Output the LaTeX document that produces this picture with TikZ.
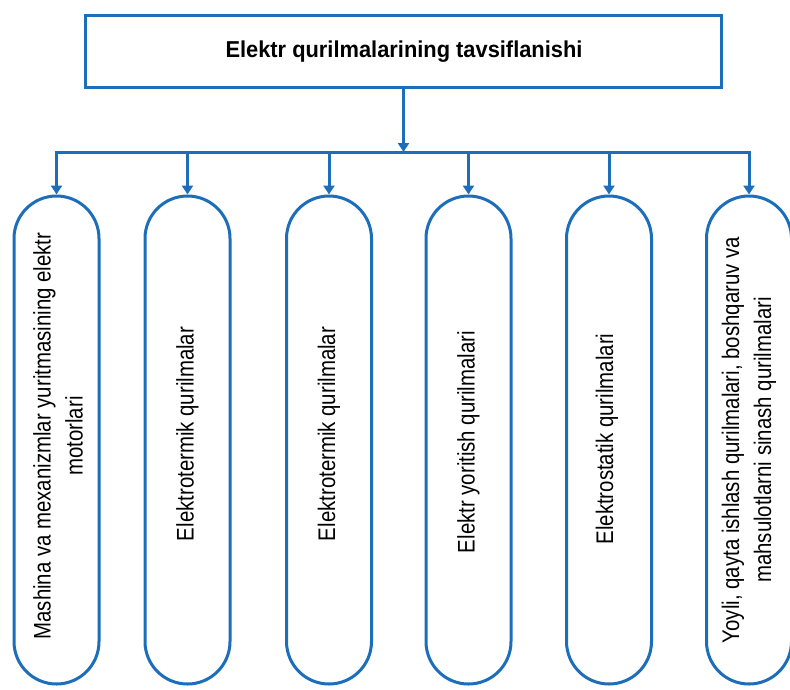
\documentclass[tikz,border=0pt]{standalone}
\usepackage{fontspec}
\setmainfont{Liberation Sans}
\newfontfamily\bodyfont[FakeStretch=0.85]{Liberation Sans}
\newfontfamily\titlefont[FakeStretch=0.95]{Liberation Sans}
\usetikzlibrary{arrows.meta}
\definecolor{lineblue}{RGB}{28,110,186}
\tikzset{
  topbox/.style={draw=lineblue, line width=3pt, minimum width=636pt, minimum height=72pt, inner sep=0pt},
  pill/.style={draw=lineblue, line width=3pt, minimum width=85pt, minimum height=488pt, rounded corners=42.5pt, inner sep=0pt},
  pilltext/.style={rotate=90, align=center, font=\bodyfont\fontsize{24}{32}\selectfont, inner sep=0pt},
  conn/.style={draw=lineblue, line width=3pt},
  arr/.style={conn, -{Triangle[length=9pt,width=11pt]}}
}
\begin{document}
\begin{tikzpicture}[x=1pt,y=-1pt]
\useasboundingbox (0,0) rectangle (790,689);
\node[topbox] (top) at (403.5,51.5) {};
\node[font=\titlefont\bfseries\fontsize{23}{27}\selectfont] (title) at (404,52) {Elektr qurilmalarining tavsiflanishi};
\node[pill] (b1) at (56.5,440) {};
\node[pill] (b2) at (187.5,440) {};
\node[pill] (b3) at (329,440) {};
\node[pill] (b4) at (468.5,440) {};
\node[pill] (b5) at (609,440) {};
\node[pill] (b6) at (749,440) {};
\node[pilltext] (t1) at (58,436) {Mashina va mexanizmlar yuritmasining elektr\\motorlari};
\node[pilltext] (t2) at (187.5,434) {Elektrotermik qurilmalar};
\node[pilltext] (t3) at (329,434) {Elektrotermik qurilmalar};
\node[pilltext] (t4) at (468.5,442) {Elektr yoritish qurilmalari};
\node[pilltext] (t5) at (607,439) {Elektrostatik qurilmalari};
\node[pilltext] (t6) at (749,440) {Yoyli, qayta ishlash qurilmalari, boshqaruv va\\mahsulotlarni sinash qurilmalari};
\coordinate (bus) at (403.5,152);
\draw[arr] (top.south) -- (bus);
\draw[conn, line cap=rect] (b1.north |- bus) -- (b6.north |- bus);
\foreach \b in {b1,b2,b3,b4,b5,b6}{
  \draw[arr] (\b.north |- bus) -- (\b.north);
}
\end{tikzpicture}
\end{document}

What you need to do: With the pictures left out, transcribe the material exactly.

Exercise response:
Output the LaTeX document that produces this picture with TikZ.
\documentclass[tikz,border=0pt]{standalone}
\usepackage{fontspec}
\setmainfont{Liberation Sans}
\newfontfamily\bodyfont[FakeStretch=0.85]{Liberation Sans}
\newfontfamily\titlefont[FakeStretch=0.95]{Liberation Sans}
\usetikzlibrary{arrows.meta}
\definecolor{lineblue}{RGB}{28,110,186}
\tikzset{
  topbox/.style={draw=lineblue, line width=3pt, minimum width=636pt, minimum height=72pt, inner sep=0pt},
  pill/.style={draw=lineblue, line width=3pt, minimum width=85pt, minimum height=488pt, rounded corners=42.5pt, inner sep=0pt},
  pilltext/.style={rotate=90, align=center, font=\bodyfont\fontsize{24}{32}\selectfont, inner sep=0pt},
  conn/.style={draw=lineblue, line width=3pt},
  arr/.style={conn, -{Triangle[length=9pt,width=11pt]}}
}
\begin{document}
\begin{tikzpicture}[x=1pt,y=-1pt]
\useasboundingbox (0,0) rectangle (790,689);
\node[topbox] (top) at (403.5,51.5) {};
\node[font=\titlefont\bfseries\fontsize{23}{27}\selectfont] (title) at (404,52) {Elektr qurilmalarining tavsiflanishi};
\node[pill] (b1) at (56.5,440) {};
\node[pill] (b2) at (187.5,440) {};
\node[pill] (b3) at (329,440) {};
\node[pill] (b4) at (468.5,440) {};
\node[pill] (b5) at (609,440) {};
\node[pill] (b6) at (749,440) {};
\node[pilltext] (t1) at (58,436) {Mashina va mexanizmlar yuritmasining elektr\\motorlari};
\node[pilltext] (t2) at (187.5,434) {Elektrotermik qurilmalar};
\node[pilltext] (t3) at (329,434) {Elektrotermik qurilmalar};
\node[pilltext] (t4) at (468.5,442) {Elektr yoritish qurilmalari};
\node[pilltext] (t5) at (607,439) {Elektrostatik qurilmalari};
\node[pilltext] (t6) at (749,440) {Yoyli, qayta ishlash qurilmalari, boshqaruv va\\mahsulotlarni sinash qurilmalari};
\coordinate (bus) at (403.5,152);
\draw[arr] (top.south) -- (bus);
\draw[conn, line cap=rect] (b1.north |- bus) -- (b6.north |- bus);
\foreach \b in {b1,b2,b3,b4,b5,b6}{
  \draw[arr] (\b.north |- bus) -- (\b.north);
}
\end{tikzpicture}
\end{document}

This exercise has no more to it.